Not 100% Sustainable
The common misconception is that if you buy an electric vehicle you are not polluting the Earth. It is true that EVs do not emit toxic greenhouse gases that harm the environment and are significantly more energy-efficient. However, when an EV is plug in and charging it is consuming electricity from the grid. Which is power in part, if not exclusively, by the burning of fossil fuels. While EVs produce less pollution while driving, EV engines, on average. Produce 60-percent more carbon emissions than gas-powered engines during the production and manufacturing process. Electric vehicles have more toxic materials and chemicals than ICE cars. Especially as it pertains to the battery.
Cheaper in the Future
In the past decade, the price of EVs has fallen to a fraction of what it once was. In that same timeframe, the performance and capability of electric car and trucks have improved considerably as well. Like any other new innovative technology, it only gets more cost-effective and advance as time goes by.

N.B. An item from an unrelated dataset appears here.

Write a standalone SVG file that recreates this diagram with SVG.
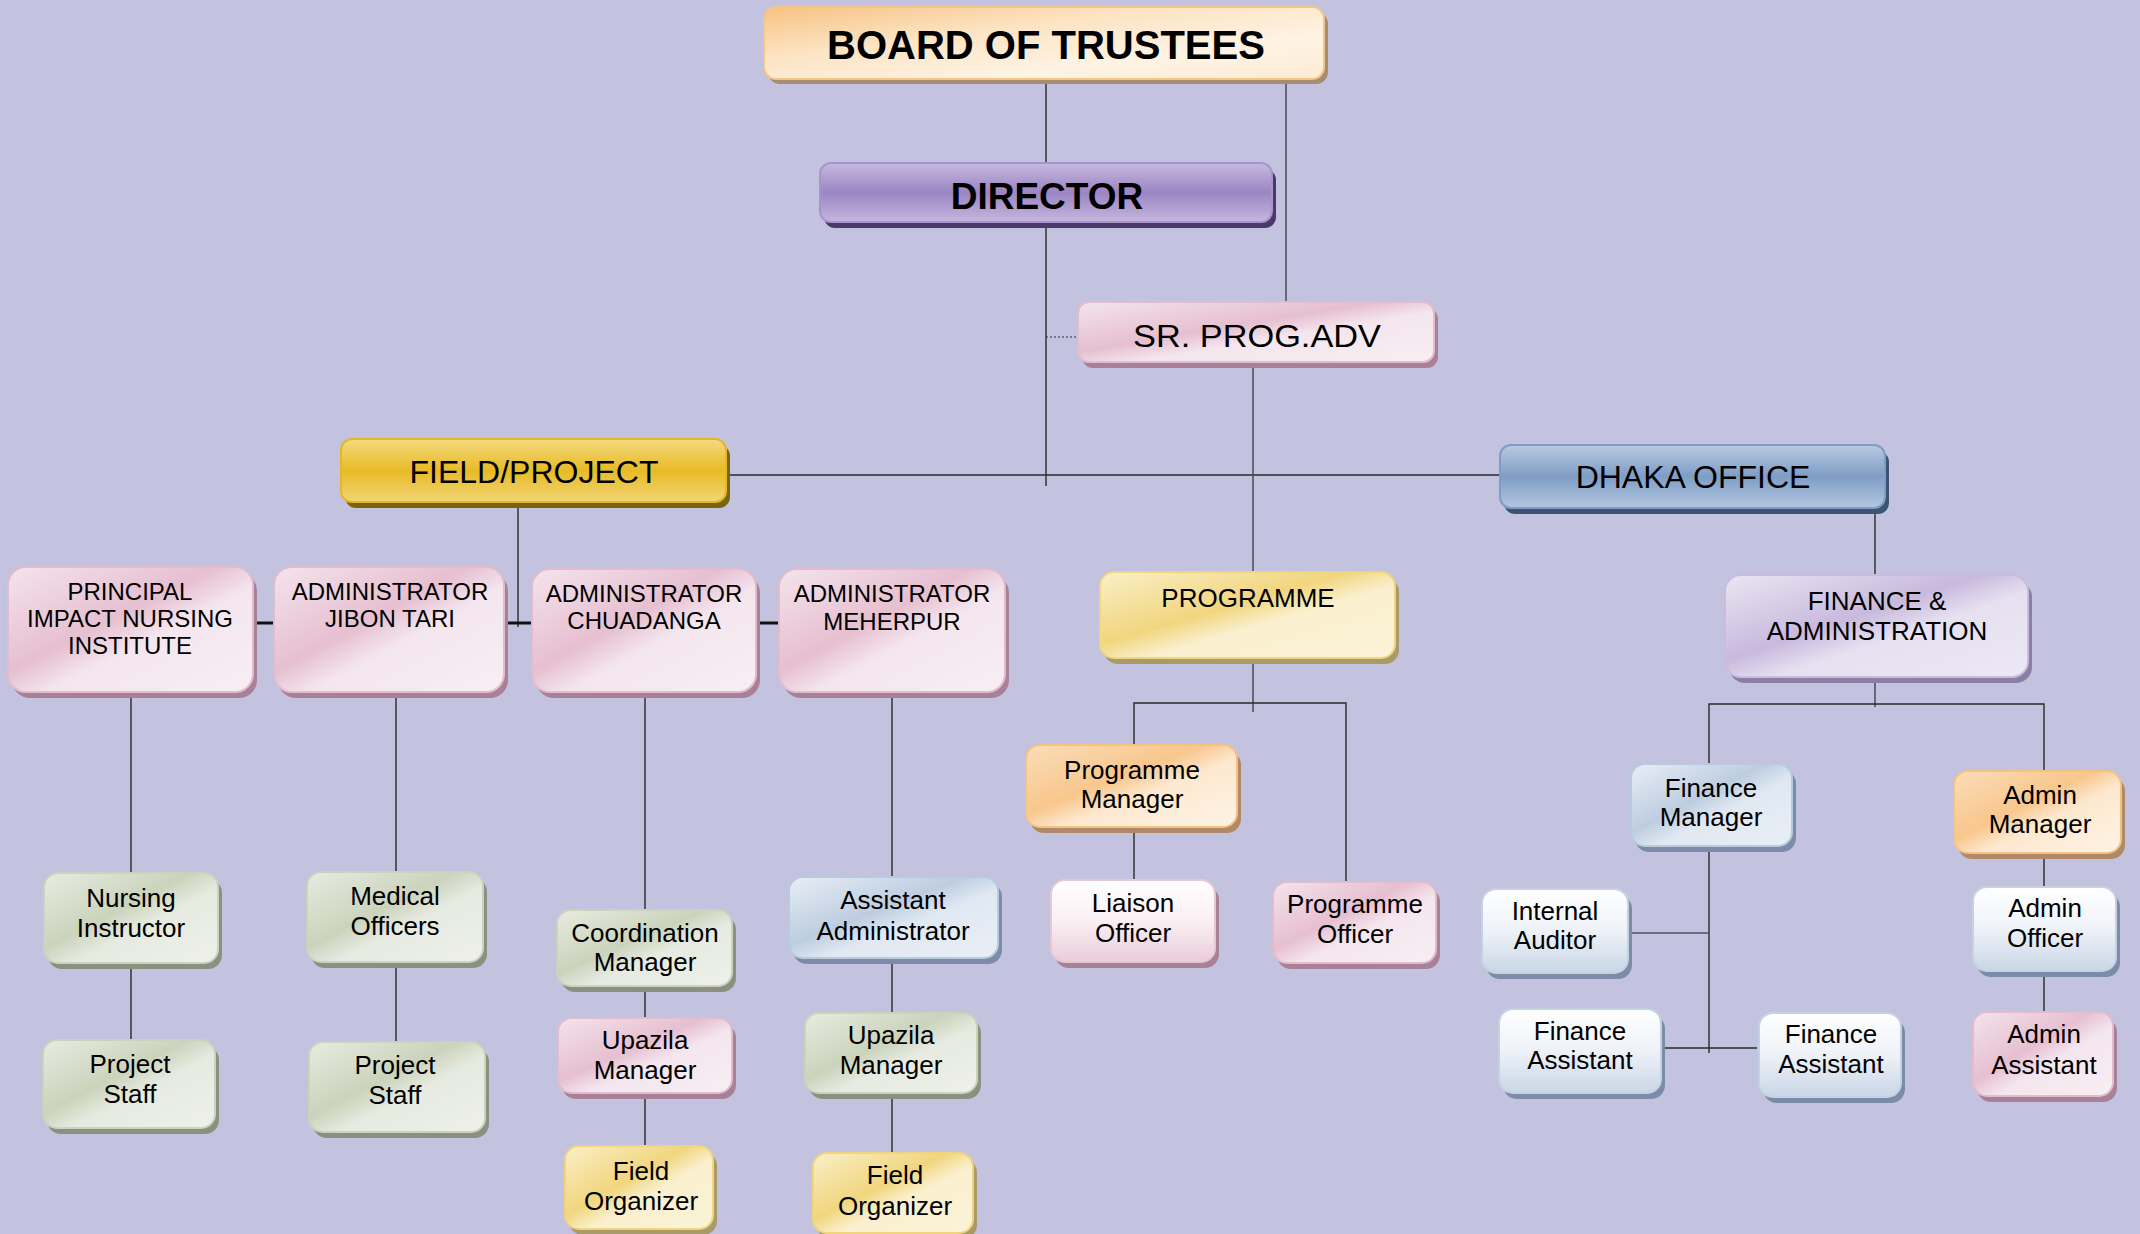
<svg xmlns="http://www.w3.org/2000/svg" width="2140" height="1234" viewBox="0 0 2140 1234">
<defs>
<linearGradient id="gBoard" x1="0" y1="0" x2="1" y2="1"><stop offset="0" stop-color="#F6C283"/><stop offset="0.35" stop-color="#FCE3C2"/><stop offset="0.7" stop-color="#FEF3E4"/><stop offset="1" stop-color="#FDEBD4"/></linearGradient>
<linearGradient id="gDir" x1="0" y1="0" x2="0" y2="1"><stop offset="0" stop-color="#C8B9DF"/><stop offset="0.5" stop-color="#9B85C3"/><stop offset="1" stop-color="#C6B6DE"/></linearGradient>
<linearGradient id="gField" x1="0" y1="0" x2="0" y2="1"><stop offset="0" stop-color="#F3DA80"/><stop offset="0.5" stop-color="#E8BA25"/><stop offset="1" stop-color="#F2D676"/></linearGradient>
<linearGradient id="gDhaka" x1="0" y1="0" x2="0" y2="1"><stop offset="0" stop-color="#B8CAE1"/><stop offset="0.5" stop-color="#7F9DC5"/><stop offset="1" stop-color="#B4C7E0"/></linearGradient>
<linearGradient id="gPink" x1="0" y1="0" x2="1" y2="1"><stop offset="0" stop-color="#F4E4EC"/><stop offset="0.42" stop-color="#E6BFD0"/><stop offset="0.58" stop-color="#F4E6EE"/><stop offset="1" stop-color="#F7EEF3"/></linearGradient>
<linearGradient id="gGreen" x1="0" y1="0" x2="1" y2="1"><stop offset="0" stop-color="#E8ECE0"/><stop offset="0.42" stop-color="#CBD3BC"/><stop offset="0.58" stop-color="#E6EAE0"/><stop offset="1" stop-color="#EFF1EA"/></linearGradient>
<linearGradient id="gBlue" x1="0" y1="0" x2="1" y2="1"><stop offset="0" stop-color="#E8EEF6"/><stop offset="0.42" stop-color="#BDCDE0"/><stop offset="0.58" stop-color="#E0E8F2"/><stop offset="1" stop-color="#E9EFF6"/></linearGradient>
<linearGradient id="gOrange" x1="0" y1="0" x2="1" y2="1"><stop offset="0" stop-color="#FBDDB8"/><stop offset="0.42" stop-color="#F8C78C"/><stop offset="0.58" stop-color="#FDE8CF"/><stop offset="1" stop-color="#FEF3E6"/></linearGradient>
<linearGradient id="gYellow" x1="0" y1="0" x2="1" y2="1"><stop offset="0" stop-color="#FAEFC8"/><stop offset="0.42" stop-color="#F1D67E"/><stop offset="0.58" stop-color="#FAF0CF"/><stop offset="1" stop-color="#FBF3D8"/></linearGradient>
<linearGradient id="gLav" x1="0" y1="0" x2="1" y2="1"><stop offset="0" stop-color="#EAE6F3"/><stop offset="0.42" stop-color="#C9B9DD"/><stop offset="0.58" stop-color="#E6E0F0"/><stop offset="1" stop-color="#ECE8F4"/></linearGradient>
<linearGradient id="gWPink" x1="0" y1="0" x2="0" y2="1"><stop offset="0" stop-color="#FFFFFF"/><stop offset="0.5" stop-color="#FAF0F4"/><stop offset="1" stop-color="#EACCD8"/></linearGradient>
<linearGradient id="gWBlue" x1="0" y1="0" x2="0" y2="1"><stop offset="0" stop-color="#FFFFFF"/><stop offset="0.5" stop-color="#EEF2F8"/><stop offset="1" stop-color="#C8D6E6"/></linearGradient>
</defs>
<style>
text{font-family:"Liberation Sans",Arial,sans-serif;fill:#000;text-anchor:middle}
.t40{font-size:40px;font-weight:bold}
.t37{font-size:37px;font-weight:bold}
.t32{font-size:32px}
.t24{font-size:24px}
.t26{font-size:26px}
.ln{stroke:#2a2a2a;stroke-width:1.4;fill:none}
.lg{stroke:#505060;stroke-width:1.6;fill:none}
.lt{stroke:#111;stroke-width:3;fill:none}
.dot{stroke:#333;stroke-width:1.2;stroke-dasharray:2 2;fill:none}
.board{fill:url(#gBoard);stroke:#F5C487;stroke-width:2}
.sboard{fill:#A88C70}
.dir{fill:url(#gDir);stroke:#A894CC;stroke-width:2}
.sdir{fill:#4A3A6C}
.field{fill:url(#gField);stroke:#E4B820;stroke-width:2}
.sfield{fill:#7A6412}
.dhaka{fill:url(#gDhaka);stroke:#7E9CC4;stroke-width:2}
.sdhaka{fill:#3C5474}
.pink{fill:url(#gPink);stroke:#E2BCCC;stroke-width:2}
.spink{fill:#A88098}
.green{fill:url(#gGreen);stroke:#CBD3BE;stroke-width:2}
.sgreen{fill:#8C9080}
.blue{fill:url(#gBlue);stroke:#B8CADE;stroke-width:2}
.sblue{fill:#7C8CA8}
.orange{fill:url(#gOrange);stroke:#F6C184;stroke-width:2}
.sorange{fill:#B08A68}
.yellow{fill:url(#gYellow);stroke:#F0D57C;stroke-width:2}
.syellow{fill:#A89A6A}
.lav{fill:url(#gLav);stroke:#CBBCDD;stroke-width:2}
.slav{fill:#8C7FA6}
.wpink{fill:url(#gWPink);stroke:#E6C8D4;stroke-width:2}
.wblue{fill:url(#gWBlue);stroke:#C4D2E2;stroke-width:2}
</style>
<rect x="0" y="0" width="2140" height="1234" fill="#C3C3E0"/>

<g id="connectors">
<path class="ln" d="M1046 82V163"/>
<path class="lg" d="M1286 82V302"/>
<path class="ln" d="M1046 227V486"/>
<path class="dot" d="M1046 337H1079"/>
<path class="ln" d="M730 475H1500"/>
<path class="lg" d="M1253 366V572"/>
<path class="ln" d="M518 506V627"/>
<path class="lt" d="M254 623H275"/>
<path class="lt" d="M506 623H533"/>
<path class="lt" d="M758 623H780"/>
<path class="ln" d="M131 692V873M131 963V1040"/>
<path class="ln" d="M396 692V872M396 962V1042"/>
<path class="ln" d="M645 692V910M645 986V1018M645 1093V1147"/>
<path class="ln" d="M892 692V877M892 958V1013M892 1093V1153"/>
<path class="lg" d="M1253 659V712"/>
<path class="ln" d="M1134 746V703H1346V882"/>
<path class="ln" d="M1134 828V880"/>
<path class="ln" d="M1875 508V575"/>
<path class="lg" d="M1875 677V707"/>
<path class="ln" d="M1709 764V704H2044V772"/>
<path class="ln" d="M1709 847V1053"/>
<path class="lg" d="M1631 933H1709"/>
<path class="ln" d="M1665 1048H1757"/>
<path class="ln" d="M2044 852V887M2044 970V1012"/>
</g>

<g id="board"><rect class="sboard" x="768" y="12" width="560" height="72" rx="12"/><rect class="board" x="764" y="7" width="560" height="72" rx="12"/><text class="t40" x="1046" y="59">BOARD OF TRUSTEES</text></g>
<g id="director"><rect class="sdir" x="824" y="169" width="452" height="59" rx="11"/><rect class="dir" x="820" y="163" width="452" height="59" rx="11"/><text class="t37" x="1047" y="209">DIRECTOR</text></g>
<g id="srprog"><rect class="spink" x="1082" y="308" width="356" height="60" rx="11"/><rect class="pink" x="1078" y="302" width="356" height="60" rx="11"/><text class="t32" x="1257" y="347" textLength="248" lengthAdjust="spacingAndGlyphs">SR. PROG.ADV</text></g>
<g id="field"><rect class="sfield" x="345" y="445" width="385" height="63" rx="11"/><rect class="field" x="341" y="439" width="385" height="63" rx="11"/><text class="t32" x="534" y="483">FIELD/PROJECT</text></g>
<g id="dhaka"><rect class="sdhaka" x="1504" y="451" width="385" height="63" rx="11"/><rect class="dhaka" x="1500" y="445" width="385" height="63" rx="11"/><text class="t32" x="1693" y="488">DHAKA OFFICE</text></g>
<g id="programme"><rect class="syellow" x="1104" y="578" width="295" height="86" rx="14"/><rect class="yellow" x="1100" y="572" width="295" height="86" rx="14"/><text class="t26" x="1248" y="607">PROGRAMME</text></g>
<g id="finadmin"><rect class="slav" x="1729" y="581" width="303" height="102" rx="16"/><rect class="lav" x="1725" y="575" width="303" height="102" rx="16"/><text class="t26" x="1877" y="610">FINANCE &amp;</text><text class="t26" x="1877" y="640">ADMINISTRATION</text></g>

<g id="principal"><rect class="spink" x="12" y="573" width="245" height="125" rx="18"/><rect class="pink" x="8" y="567" width="245" height="125" rx="18"/><text class="t24" x="130" y="600">PRINCIPAL</text><text class="t24" x="130" y="627">IMPACT NURSING</text><text class="t24" x="130" y="654">INSTITUTE</text></g>
<g id="jibontari"><rect class="spink" x="278" y="573" width="230" height="125" rx="18"/><rect class="pink" x="274" y="567" width="230" height="125" rx="18"/><text class="t24" x="390" y="600">ADMINISTRATOR</text><text class="t24" x="390" y="627">JIBON TARI</text></g>
<g id="chuadanga"><rect class="spink" x="536" y="575" width="224" height="123" rx="18"/><rect class="pink" x="532" y="569" width="224" height="123" rx="18"/><text class="t24" x="644" y="602">ADMINISTRATOR</text><text class="t24" x="644" y="629">CHUADANGA</text></g>
<g id="meherpur"><rect class="spink" x="783" y="575" width="226" height="123" rx="18"/><rect class="pink" x="779" y="569" width="226" height="123" rx="18"/><text class="t24" x="892" y="602">ADMINISTRATOR</text><text class="t24" x="892" y="630">MEHERPUR</text></g>

<g id="nursing"><rect class="sgreen" x="48" y="879" width="174" height="90" rx="14"/><rect class="green" x="44" y="873" width="174" height="90" rx="14"/><text class="t26" x="131" y="907">Nursing</text><text class="t26" x="131" y="937">Instructor</text></g>
<g id="pstaff1"><rect class="sgreen" x="47" y="1046" width="172" height="88" rx="14"/><rect class="green" x="43" y="1040" width="172" height="88" rx="14"/><text class="t26" x="130" y="1073">Project</text><text class="t26" x="130" y="1103">Staff</text></g>
<g id="medical"><rect class="sgreen" x="311" y="878" width="176" height="90" rx="14"/><rect class="green" x="307" y="872" width="176" height="90" rx="14"/><text class="t26" x="395" y="905">Medical</text><text class="t26" x="395" y="935">Officers</text></g>
<g id="pstaff2"><rect class="sgreen" x="313" y="1048" width="176" height="90" rx="14"/><rect class="green" x="309" y="1042" width="176" height="90" rx="14"/><text class="t26" x="395" y="1074">Project</text><text class="t26" x="395" y="1104">Staff</text></g>
<g id="coord"><rect class="sgreen" x="561" y="916" width="175" height="76" rx="14"/><rect class="green" x="557" y="910" width="175" height="76" rx="14"/><text class="t26" x="645" y="942">Coordination</text><text class="t26" x="645" y="971">Manager</text></g>
<g id="upazila1"><rect class="spink" x="562" y="1024" width="174" height="75" rx="14"/><rect class="pink" x="558" y="1018" width="174" height="75" rx="14"/><text class="t26" x="645" y="1049">Upazila</text><text class="t26" x="645" y="1079">Manager</text></g>
<g id="fieldorg1"><rect class="syellow" x="569" y="1152" width="148" height="83" rx="14"/><rect class="yellow" x="565" y="1146" width="148" height="83" rx="14"/><text class="t26" x="641" y="1180">Field</text><text class="t26" x="641" y="1210">Organizer</text></g>
<g id="asstadmin"><rect class="sblue" x="793" y="883" width="209" height="81" rx="14"/><rect class="blue" x="789" y="877" width="209" height="81" rx="14"/><text class="t26" x="893" y="909">Assistant</text><text class="t26" x="893" y="940">Administrator</text></g>
<g id="upazila2"><rect class="sgreen" x="809" y="1019" width="172" height="80" rx="14"/><rect class="green" x="805" y="1013" width="172" height="80" rx="14"/><text class="t26" x="891" y="1044">Upazila</text><text class="t26" x="891" y="1074">Manager</text></g>
<g id="fieldorg2"><rect class="syellow" x="817" y="1159" width="160" height="80" rx="14"/><rect class="yellow" x="813" y="1153" width="160" height="80" rx="14"/><text class="t26" x="895" y="1184">Field</text><text class="t26" x="895" y="1215">Organizer</text></g>

<g id="progmgr"><rect class="sorange" x="1030" y="751" width="211" height="82" rx="14"/><rect class="orange" x="1026" y="745" width="211" height="82" rx="14"/><text class="t26" x="1132" y="779">Programme</text><text class="t26" x="1132" y="808">Manager</text></g>
<g id="liaison"><rect class="spink" x="1055" y="886" width="164" height="82" rx="14"/><rect class="wpink" x="1051" y="880" width="164" height="82" rx="14"/><text class="t26" x="1133" y="912">Liaison</text><text class="t26" x="1133" y="942">Officer</text></g>
<g id="progofficer"><rect class="spink" x="1277" y="888" width="163" height="81" rx="14"/><rect class="pink" x="1273" y="882" width="163" height="81" rx="14"/><text class="t26" x="1355" y="913">Programme</text><text class="t26" x="1355" y="943">Officer</text></g>

<g id="finmgr"><rect class="sblue" x="1635" y="770" width="161" height="82" rx="14"/><rect class="blue" x="1631" y="764" width="161" height="82" rx="14"/><text class="t26" x="1711" y="797">Finance</text><text class="t26" x="1711" y="826">Manager</text></g>
<g id="adminmgr"><rect class="sorange" x="1958" y="777" width="167" height="82" rx="14"/><rect class="orange" x="1954" y="771" width="167" height="82" rx="14"/><text class="t26" x="2040" y="804">Admin</text><text class="t26" x="2040" y="833">Manager</text></g>
<g id="auditor"><rect class="sblue" x="1486" y="895" width="146" height="84" rx="14"/><rect class="wblue" x="1482" y="889" width="146" height="84" rx="14"/><text class="t26" x="1555" y="920">Internal</text><text class="t26" x="1555" y="949">Auditor</text></g>
<g id="finasst1"><rect class="sblue" x="1503" y="1015" width="162" height="84" rx="14"/><rect class="wblue" x="1499" y="1009" width="162" height="84" rx="14"/><text class="t26" x="1580" y="1040">Finance</text><text class="t26" x="1580" y="1069">Assistant</text></g>
<g id="finasst2"><rect class="sblue" x="1763" y="1019" width="142" height="84" rx="14"/><rect class="wblue" x="1759" y="1013" width="142" height="84" rx="14"/><text class="t26" x="1831" y="1043">Finance</text><text class="t26" x="1831" y="1073">Assistant</text></g>
<g id="adminofficer"><rect class="sblue" x="1977" y="893" width="143" height="84" rx="14"/><rect class="wblue" x="1973" y="887" width="143" height="84" rx="14"/><text class="t26" x="2045" y="917">Admin</text><text class="t26" x="2045" y="947">Officer</text></g>
<g id="adminasst"><rect class="spink" x="1977" y="1018" width="140" height="84" rx="14"/><rect class="pink" x="1973" y="1012" width="140" height="84" rx="14"/><text class="t26" x="2044" y="1043">Admin</text><text class="t26" x="2044" y="1074">Assistant</text></g>
</svg>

Gas powered cars are much quicker and easier to refuel. On average, an electric car takes eight hours to charge from a standard home charging unit. The absolute fastest roadside charging station can fully charge an EV in 30-minutes using the highest-speed charging outlet. You must also factor in wait times to access charging outlets. The time required for slower charging ports and the added cost of using roadside charging stations.
The future of transportation is electric. While the auto industry is rapidly switching to electric vehicles, gas-power cars and trucks will still be with us for decades to come. However, just as the world transitioned from using horses as the primary form of transportation. All cars, trucks, buses, planes and trains will eventually be all-electric.